There were many mp3 players prior to the iPod, but they varied dramatically in usability and design. Enter the iPod with its easy-to-understand click wheel and in its iconic white with its iconic white earphones. In that product category the rest is history.
There were many smartphones prior to the iPhone – and many of them were, at the time, brilliant handsets.
Bill Gates was championing tablet PCs at the very beginning of the 21st century. He saw then what many are only seeing now, describing the many great uses developers would come up with for these interfaces. Most of those tablets back then were too bulky, with terrible battery life and stylus-dependent unresponsive touchscreen.
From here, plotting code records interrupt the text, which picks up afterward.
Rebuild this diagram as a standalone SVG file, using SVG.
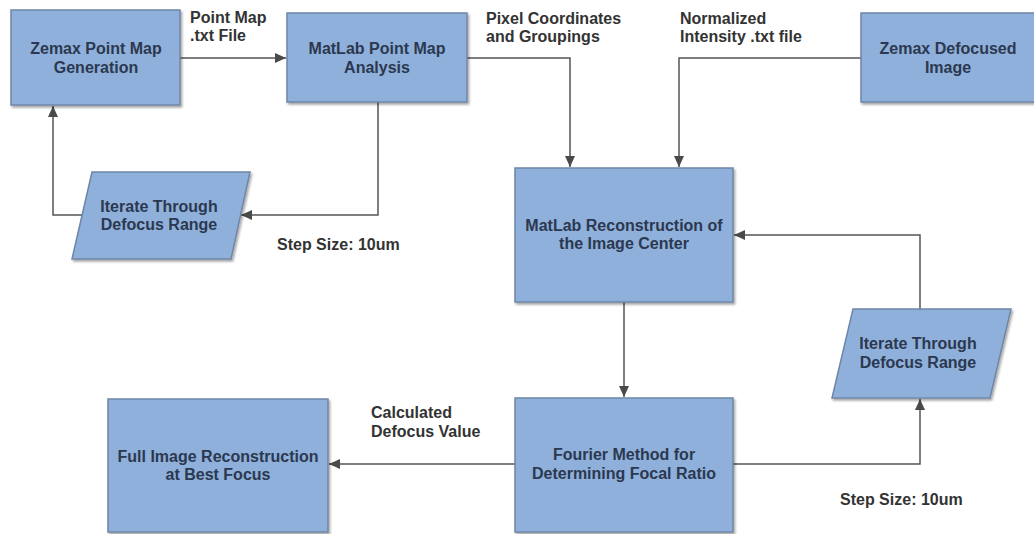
<svg xmlns="http://www.w3.org/2000/svg" width="1034" height="534" viewBox="0 0 1034 534">
<defs>
<marker id="arr" markerUnits="userSpaceOnUse" markerWidth="11" markerHeight="10" refX="11" refY="5" orient="auto">
<path d="M0,0 L11,5 L0,10 z" fill="#4a4a4a"/>
</marker>
<filter id="sh" x="-5%" y="-5%" width="112%" height="115%">
<feDropShadow dx="1.5" dy="2" stdDeviation="1.2" flood-color="#000" flood-opacity="0.35"/>
</filter>
<style>
.box{fill:#8eb0da;stroke:#6f86a6;stroke-width:1.5;filter:url(#sh)}
.nt{font-family:"Liberation Sans",Arial,sans-serif;font-weight:bold;font-size:16px;fill:#2c3850;text-anchor:middle}
.lb{font-family:"Liberation Sans",Arial,sans-serif;font-weight:bold;font-size:16px;fill:#333}
.cn{fill:none;stroke:#555;stroke-width:1.5}
</style>
</defs>
<rect width="1034" height="534" fill="#fff"/>
<g id="connectors">
<path class="cn" d="M180,58 H286" marker-end="url(#arr)"/>
<path class="cn" d="M378,102 V215 H241" marker-end="url(#arr)"/>
<path class="cn" d="M82,215 H53 V106" marker-end="url(#arr)"/>
<path class="cn" d="M467,58 H570 V167" marker-end="url(#arr)"/>
<path class="cn" d="M861,58 H679 V167" marker-end="url(#arr)"/>
<path class="cn" d="M624,302 V397" marker-end="url(#arr)"/>
<path class="cn" d="M733,464 H920 V399" marker-end="url(#arr)"/>
<path class="cn" d="M920,309 V235 H734" marker-end="url(#arr)"/>
<path class="cn" d="M515,464 H329" marker-end="url(#arr)"/>
</g>
<g id="labels">
<text class="lb" x="190" y="23">Point Map</text>
<text class="lb" x="190" y="41">.txt File</text>
<text class="lb" x="486" y="24">Pixel Coordinates</text>
<text class="lb" x="486" y="42">and Groupings</text>
<text class="lb" x="680" y="24">Normalized</text>
<text class="lb" x="680" y="42">Intensity .txt file</text>
<text class="lb" x="277" y="250">Step Size: 10um</text>
<text class="lb" x="371" y="418">Calculated</text>
<text class="lb" x="371" y="437">Defocus Value</text>
<text class="lb" x="840" y="505">Step Size: 10um</text>
</g>
<g id="n1">
<rect class="box" x="11" y="10" width="169" height="95"/>
<text class="nt" x="96" y="54">Zemax Point Map</text>
<text class="nt" x="96" y="73">Generation</text>
</g>
<g id="n2">
<rect class="box" x="287" y="13" width="180" height="89"/>
<text class="nt" x="377" y="54">MatLab Point Map</text>
<text class="nt" x="377" y="73">Analysis</text>
</g>
<g id="n3">
<rect class="box" x="861" y="13" width="175" height="89"/>
<text class="nt" x="948" y="54">Zemax Defocused</text>
<text class="nt" x="948" y="73">Image</text>
</g>
<g id="n4">
<polygon class="box" points="92,172 250,172 231,259 72,259"/>
<text class="nt" x="159" y="212">Iterate Through</text>
<text class="nt" x="159" y="230">Defocus Range</text>
</g>
<g id="n5">
<rect class="box" x="515" y="168" width="218" height="134"/>
<text class="nt" x="624" y="231">MatLab Reconstruction of</text>
<text class="nt" x="624" y="249">the Image Center</text>
</g>
<g id="n6">
<polygon class="box" points="853,309 1011,309 990,398 832,398"/>
<text class="nt" x="918" y="349">Iterate Through</text>
<text class="nt" x="918" y="368">Defocus Range</text>
</g>
<g id="n7">
<rect class="box" x="515" y="398" width="218" height="134"/>
<text class="nt" x="624" y="460">Fourier Method for</text>
<text class="nt" x="624" y="479">Determining Focal Ratio</text>
</g>
<g id="n8">
<rect class="box" x="108" y="399" width="220" height="133"/>
<text class="nt" x="218" y="462">Full Image Reconstruction</text>
<text class="nt" x="218" y="480">at Best Focus</text>
</g>
</svg>
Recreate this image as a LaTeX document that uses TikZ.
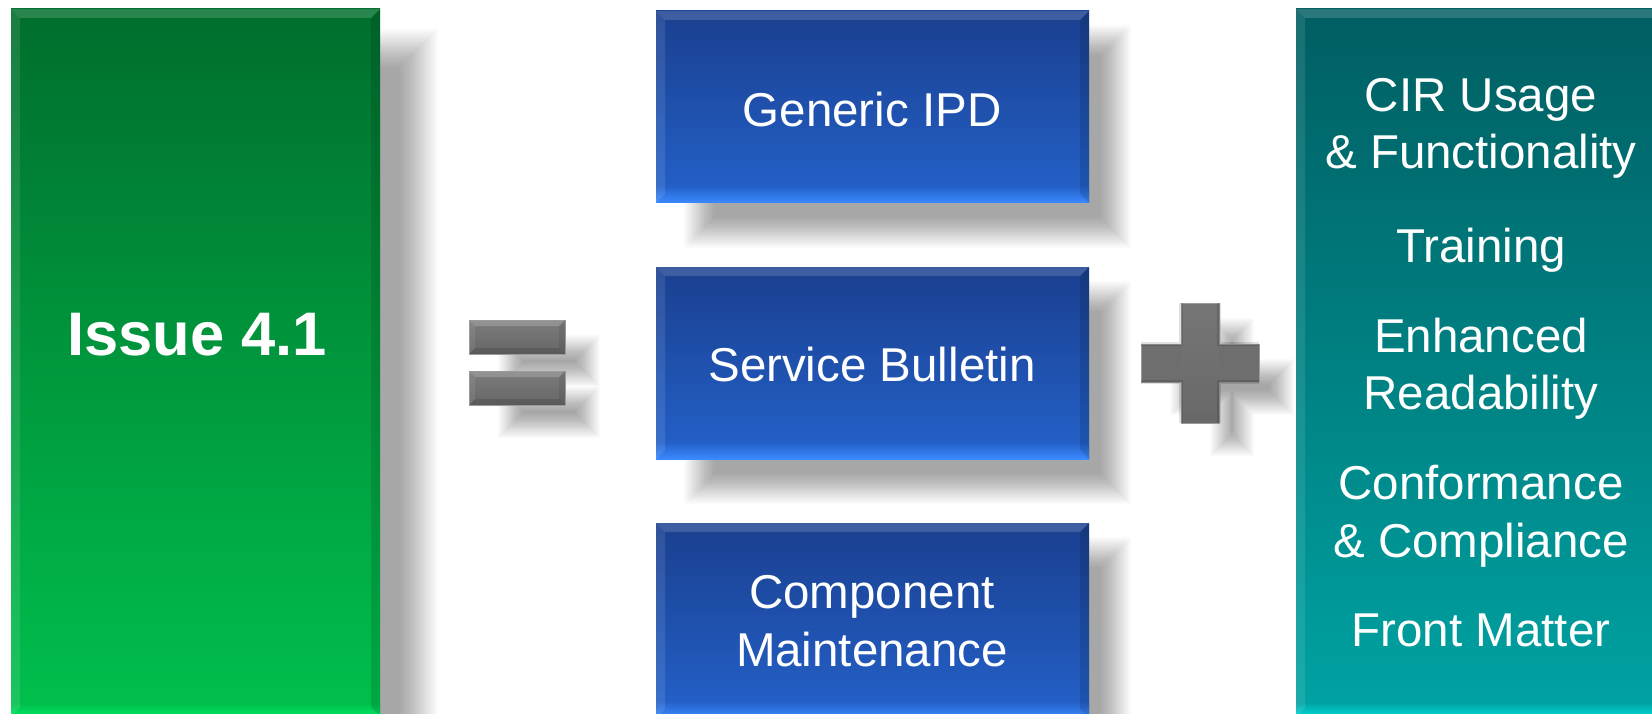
\documentclass[tikz,border=0pt]{standalone}
\usepackage{fontspec}
\setmainfont{Liberation Sans}
\usetikzlibrary{calc}
\pgfdeclarelayer{backg}
\pgfdeclarelayer{shad}
\pgfsetlayers{backg,shad,main}

\definecolor{gT}{HTML}{006E2D}
\definecolor{gB}{HTML}{00C04D}
\definecolor{gE}{HTML}{00E562}
\definecolor{bT}{HTML}{1A3F8F}
\definecolor{bB}{HTML}{2462CA}
\definecolor{bE}{HTML}{3A8AFF}
\definecolor{tT}{HTML}{005E62}
\definecolor{tB}{HTML}{00A3A3}
\definecolor{tE}{HTML}{00DADA}
\definecolor{gry1}{HTML}{7C7C7C}
\definecolor{gry2}{HTML}{666666}
\definecolor{gryF}{HTML}{6E6E6E}
\definecolor{gryE}{HTML}{9A9A9A}

% #1 nodes, #2 left shift, #3 top shift, #4 right shift, #5 bottom shift, #6 blur
\newcommand\castshadow[6]{%
 \begin{pgfonlayer}{shad}
 \foreach \k in {0,...,23}{%
  \begin{scope}[transparency group, opacity=0.015]
   \foreach \nd in {#1}{%
    \fill[black] ($(\nd.north west)+({#2-#6+\k*#6/12},{#3-#6+\k*#6/12})$) rectangle
                 ($(\nd.south east)+({#4+#6-\k*#6/12},{#5+#6-\k*#6/12})$);
   }
  \end{scope}
 }
 \end{pgfonlayer}}

\tikzset{
  panel/.style n args={4}{rectangle, inner sep=0pt, outer sep=0pt, anchor=north west, draw=none,
    top color=#1, bottom color=#2,
    path picture={
      \path (path picture bounding box.north west) coordinate (pNW)
            (path picture bounding box.north east) coordinate (pNE)
            (path picture bounding box.south west) coordinate (pSW)
            (path picture bounding box.south east) coordinate (pSE);
      \shade[top color=#2, bottom color=#3] ($(pSW)+(0pt,#4)$) rectangle (pSE);
      \fill[white, fill opacity=.16] (pNW) -- (pNE) -- ($(pNE)+(-9pt,-9pt)$) -- ($(pNW)+(9pt,-9pt)$) -- cycle;
      \fill[white, fill opacity=.10] (pNW) -- ($(pNW)+(9pt,-9pt)$) -- ($(pSW)+(9pt,9pt)$) -- (pSW) -- cycle;
      \fill[black, fill opacity=.12] (pNE) -- ($(pNE)+(-9pt,-9pt)$) -- ($(pSE)+(-9pt,9pt)$) -- (pSE) -- cycle;
    }},
  bar/.style={rectangle, inner sep=0pt, outer sep=0pt, anchor=north west,
    top color=gry1, bottom color=gry2, draw=gryE, line width=0.6pt,
    path picture={
      \path (path picture bounding box.north west) coordinate (pNW)
            (path picture bounding box.north east) coordinate (pNE)
            (path picture bounding box.south west) coordinate (pSW)
            (path picture bounding box.south east) coordinate (pSE);
      \fill[white, fill opacity=.18] (pNW) -- (pNE) -- ($(pNE)+(-6pt,-6pt)$) -- ($(pNW)+(6pt,-6pt)$) -- cycle;
      \fill[black, fill opacity=.12] (pSW) -- (pSE) -- ($(pSE)+(-6pt,6pt)$) -- ($(pSW)+(6pt,6pt)$) -- cycle;
      \fill[white, fill opacity=.08] (pNW) -- ($(pNW)+(6pt,-6pt)$) -- ($(pSW)+(6pt,6pt)$) -- (pSW) -- cycle;
      \fill[black, fill opacity=.08] (pNE) -- ($(pNE)+(-6pt,-6pt)$) -- ($(pSE)+(-6pt,6pt)$) -- (pSE) -- cycle;
    }},
  plusarm/.style={rectangle, inner sep=0pt, outer sep=0pt, anchor=north west, fill=gryF, draw=none},
  lbl/.style={text=white, inner sep=0pt, anchor=base, font=\fontsize{47.5pt}{57pt}\selectfont},
  biglbl/.style={text=white, inner sep=0pt, anchor=base, font=\fontsize{61.5pt}{70pt}\selectfont\bfseries},
}

\begin{document}
\begin{tikzpicture}[x=1pt,y=-1pt]
\useasboundingbox (0,0) rectangle (1652,714);
\begin{pgfonlayer}{backg}
  \fill[white] (0,0) rectangle (1652,714);
\end{pgfonlayer}

% panels
\node[panel={gT}{gB}{gE}{12pt}, minimum width=369pt, minimum height=707pt] (issue) at (11,9) {};
\node[panel={bT}{bB}{bE}{16pt}, minimum width=433pt, minimum height=192pt] (ipd) at (656,11) {};
\node[panel={bT}{bB}{bE}{16pt}, minimum width=433pt, minimum height=192pt] (sb) at (656,267) {};
\node[panel={bT}{bB}{bE}{16pt}, minimum width=433pt, minimum height=195pt] (cm) at (656,523) {};
\node[panel={tT}{tB}{tE}{14pt}, minimum width=370pt, minimum height=708pt] (extra) at (1296,9) {};

% equals sign
\node[bar, minimum width=96pt, minimum height=34pt] (eqa) at (469,320) {};
\node[bar, minimum width=96pt, minimum height=34pt] (eqb) at (469,371) {};

% plus sign
\node[plusarm, minimum width=118pt, minimum height=38pt] (plh) at (1141,344) {};
\node[plusarm, minimum width=38pt, minimum height=120pt] (plv) at (1181,303) {};
\shade[top color=gry1, bottom color=gry2, fill opacity=0.6] (plv.north west) rectangle (plv.south east);
\draw[gryE, line width=0.8pt, line join=miter]
  (plv.north west) -- (plv.north east) -- (plv.east |- plh.north) -- (plh.north east)
  -- (plh.south east) -- (plv.east |- plh.south) -- (plv.south east) -- (plv.south west)
  -- (plv.west |- plh.south) -- (plh.south west) -- (plh.north west) -- (plv.west |- plh.north) -- cycle;
\draw[black, opacity=0.12, line width=4pt]
  (plv.north west) -- (plv.west |- plh.north) -- (plh.north west)
  (plv.north east) -- (plv.east |- plh.north) -- (plh.north east)
  (plv.south west) -- (plv.west |- plh.south) -- (plh.south west)
  (plv.south east) -- (plv.east |- plh.south) -- (plh.south east);

% shadows
\castshadow{issue}{40}{40}{38}{30}{20}
\castshadow{ipd}{44}{30}{26}{29}{16}
\castshadow{sb}{44}{30}{26}{29}{16}
\castshadow{cm}{44}{30}{26}{29}{16}
\castshadow{eqa,eqb}{42}{28}{22}{20}{13}
\castshadow{plh,plv}{42}{28}{22}{20}{13}

% texts
\node[biglbl] (tIssue) at (197,355) {Issue 4.1};
\node[lbl] (tIpd) at (872,127) {Generic IPD};
\node[lbl] (tSb) at (872,381) {Service Bulletin};
\node[lbl] (tCm1) at (872,608) {Component};
\node[lbl] (tCm2) at (872,666) {Maintenance};

\node[lbl] (x1) at (1481,112) {CIR Usage};
\node[lbl] (x2) at (1481,169) {\& Functionality};
\node[lbl] (x3) at (1481,262) {Training};
\node[lbl] (x4) at (1481,352) {Enhanced};
\node[lbl] (x5) at (1481,409) {Readability};
\node[lbl] (x6) at (1481,499) {Conformance};
\node[lbl] (x7) at (1481,557) {\& Compliance};
\node[lbl] (x8) at (1481,646) {Front Matter};
\end{tikzpicture}
\end{document}
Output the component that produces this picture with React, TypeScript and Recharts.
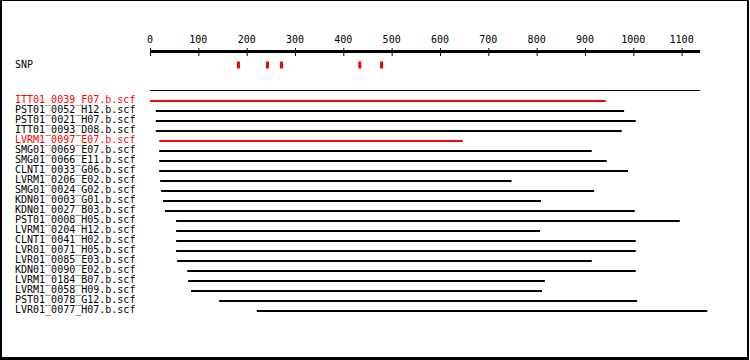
import { ScatterChart, Scatter, BarChart, Bar, Cell, XAxis, YAxis, ReferenceLine } from "recharts";

// sequence position axis
const POSITION_TICKS = [0, 100, 200, 300, 400, 500, 600, 700, 800, 900, 1000, 1100];
const AXIS_MAX = 1138;
const READS_X_MAX = 1160;

// SNP sites along the contig
const SNP_POSITIONS = [183, 243, 272, 434, 479];

// reads in the alignment
const READ_NAMES = [
  "ITT01_0039_F07.b.scf",
  "PST01_0052_H12.b.scf",
  "PST01_0021_H07.b.scf",
  "ITT01_0093_D08.b.scf",
  "LVRM1_0097_E07.b.scf",
  "SMG01_0069_E07.b.scf",
  "SMG01_0066_E11.b.scf",
  "CLNT1_0033_G06.b.scf",
  "LVRM1_0206_E02.b.scf",
  "SMG01_0024_G02.b.scf",
  "KDN01_0003_G01.b.scf",
  "KDN01_0027_B03.b.scf",
  "PST01_0008_H05.b.scf",
  "LVRM1_0204_H12.b.scf",
  "CLNT1_0041_H02.b.scf",
  "LVR01_0071_H05.b.scf",
  "LVR01_0085_E03.b.scf",
  "KDN01_0090_E02.b.scf",
  "LVRM1_0184_B07.b.scf",
  "LVRM1_0058_H09.b.scf",
  "PST01_0078_G12.b.scf",
  "LVR01_0077_H07.b.scf",
];
const READ_STARTS = [0, 12, 12, 12, 19, 19, 19, 19, 21, 23, 27, 31, 54, 54, 54, 54, 56, 77, 79, 85, 143, 221];
const READ_ENDS = [943, 981, 1005, 976, 647, 914, 945, 989, 748, 919, 809, 1003, 1096, 807, 1005, 1005, 914, 1005, 817, 811, 1008, 1153];
const HIGHLIGHTED_READS = ["ITT01_0039_F07.b.scf", "LVRM1_0097_E07.b.scf"];

const FONT = "'DejaVu Sans Mono', monospace";
const RED = "#ff0000";
const LABEL_X = 15;
const PLOT_LEFT = 150;
const PLOT_RIGHT = 700;
const PX_PER_UNIT = (PLOT_RIGHT - PLOT_LEFT) / AXIS_MAX;
const readsRight = PLOT_LEFT + READS_X_MAX * PX_PER_UNIT;

const snpData = SNP_POSITIONS.map((pos) => ({ pos, track: 13.5 }));
const readRows = READ_NAMES.map((name, i) => ({
  name,
  span: [READ_STARTS[i], READ_ENDS[i]],
  highlighted: HIGHLIGHTED_READS.includes(name),
}));

function PositionTick(props: any) {
  const { x, y, payload } = props;
  return (
    <g>
      <line x1={x + 0.5} x2={x + 0.5} y1={y - 3.5} y2={y + 4.5} stroke="#000" strokeWidth={1} />
      <text x={x} y={y - 8.5} textAnchor="middle" fontFamily={FONT} fontSize={10} fill="#000">
        {payload.value}
      </text>
    </g>
  );
}

function SnpLabel(props: any) {
  return (
    <text x={LABEL_X} y={props.y} dy={3} fontFamily={FONT} fontSize={10} fill="#000">
      SNP
    </text>
  );
}

function SnpMark(props: any) {
  const { cx, cy } = props;
  return <rect x={cx - 1.5} y={cy - 3.5} width={3} height={7} fill={RED} />;
}

function ReadLabel(props: any) {
  const { y, payload } = props;
  const hl = HIGHLIGHTED_READS.includes(payload.value);
  return (
    <text x={LABEL_X} y={Math.round(y) + 2} fontFamily={FONT} fontSize={10} fill={hl ? RED : "#000"}>
      {payload.value}
    </text>
  );
}

export default function App() {
  return (
    <div
      style={{
        position: "absolute",
        left: 0,
        top: 0,
        width: 749,
        height: 360,
        boxSizing: "border-box",
        borderStyle: "solid",
        borderColor: "#000",
        borderWidth: "1px 2px 3px 2px",
        background: "#fff",
      }}
    >
      <div style={{ position: "absolute", left: -2, top: -1 }}>
        <ScatterChart width={750} height={92} margin={{ top: 21.5, right: 750 - PLOT_RIGHT, bottom: 0.5, left: 0 }}>
          <XAxis
            type="number"
            dataKey="pos"
            orientation="top"
            domain={[0, AXIS_MAX]}
            ticks={POSITION_TICKS}
            interval={0}
            height={30}
            axisLine={{ stroke: "#000", strokeWidth: 3 }}
            tickLine={false}
            tickSize={0}
            tickMargin={0}
            tick={PositionTick}
          />
          <YAxis
            type="number"
            dataKey="track"
            domain={[0, 40]}
            reversed
            width={PLOT_LEFT}
            ticks={[13.5]}
            axisLine={false}
            tickLine={false}
            tick={SnpLabel}
          />
          <ReferenceLine y={39} stroke="#000" strokeWidth={1} />
          <Scatter data={snpData} fill={RED} shape={SnpMark} isAnimationActive={false} />
        </ScatterChart>
      </div>
      <div style={{ position: "absolute", left: -2, top: -1 }}>
        <BarChart
          layout="vertical"
          width={750}
          height={330}
          data={readRows}
          barSize={2}
          margin={{ top: 96, right: 750 - readsRight, bottom: 14, left: 0 }}
        >
          <XAxis type="number" domain={[0, READS_X_MAX]} hide />
          <YAxis
            type="category"
            dataKey="name"
            width={PLOT_LEFT}
            axisLine={false}
            tickLine={false}
            interval={0}
            tick={ReadLabel}
          />
          <Bar dataKey="span" isAnimationActive={false}>
            {readRows.map((r) => (
              <Cell key={r.name} fill={r.highlighted ? RED : "#000"} />
            ))}
          </Bar>
        </BarChart>
      </div>
    </div>
  );
}
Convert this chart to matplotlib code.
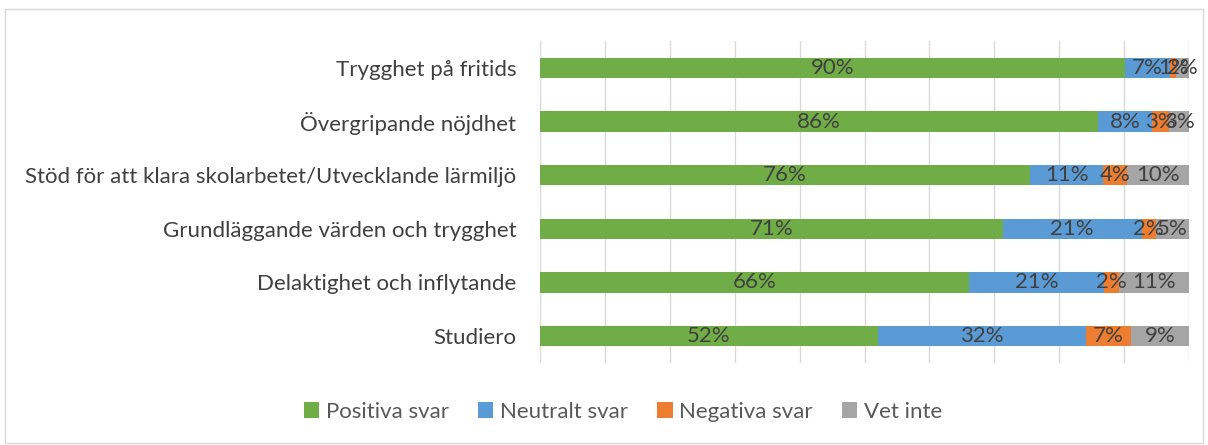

Enter Apple, with the iPad, which, for all intents, was a giant iPhone, with long battery life, wi-fi and 3G connectivity, and access to Apple’s very impressive app store. Industry redefines.
Reason 3: Pricing trickery
Over the last decade Apple has done three things really well when it comes to how they price their products. Firstly, the company positioned itself as a premium brand, and so charged premium prices.
Next, within product categories, Apple’s pricing tiers have been cleverly designed so as to attract customers to the most expensive item in the lineup.
Finally, Apple has also become the biggest global customer of certain components, most notably flash memory, allowing them to make products at a lower cost than other companies. This actually goes against their traditional ‘premium pricing model’ and allows them to price products at a bar so low, that competitors struggle to keep up. As unintuitive as that sounds, John Gruber sums it brilliantly in this Daring Fireball post.
Now, imagine competing with a media darling that has industry leading designers heading it up, a robust think tank that doesn’t so much invent new products as opposed to significantly improving over other products, and now you can’t even compete on price. Yep, that’s the reality all of Apple’s competitors are facing.